外貨準備とは、「国際通貨として認知された外貨」の準備です。
どのように作るかというと、ある途上国Aが、輸出旺盛で貿易収支が黒字だったとしましょう。この黒字と同額が投融資として海外に流出すれば、A国全体の外貨の入り払いはバランスし、為替相場も安定します。しかし、成長を見込んだ大量の資本流入があると、資本収支も黒字となります。A国の為替市場には、大量に流入する外貨を売る者が過多の状態になるわけです。
この外貨需給の偏りを最終的に吸収するのが中央銀行です。つまり中央銀行がA国通貨売り外貨買いをします。その買った外貨が中央銀行の資産として貯まる。これが外貨準備です。
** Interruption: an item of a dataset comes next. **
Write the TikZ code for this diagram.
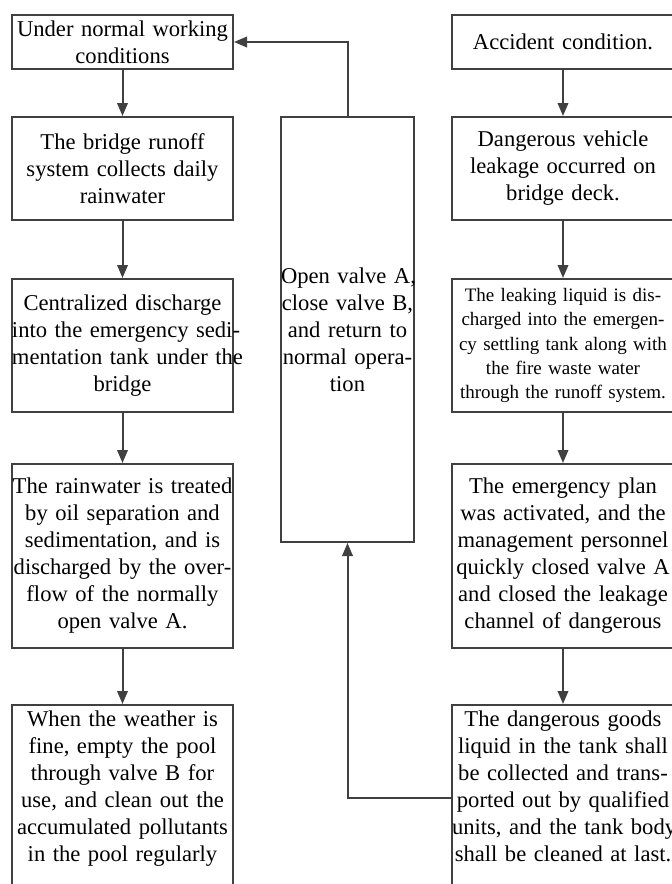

外貨準備はA国が将来遭遇する様々な緊急事態に使われます。何らかのショックで突然、通常の経済取引で外貨が入ってこなくなっても、エネルギーなど最低限の物資を当面輸入するために使われます。また、海外から借りている短期資金が突然借り換えできなくなることも起こるでしょう。そんな時、為替介入の実弾にもなる外貨準備というゆとりの資産があれば安心なのです。
かつては、輸入額の3か月分の備えというのが外貨準備の目安とされました。しかし、1990年代以降、メキシコ、タイ、ロシア、ブラジルと繰り返される途上国の通貨危機のため、外貨準備の保有目的も、金融取引への備えが重視されるようになりました。短期性対外債務の額が目安となったのです。アジア通貨危機以降、アジア諸国は外貨準備を多く持つことを非常に重視しています。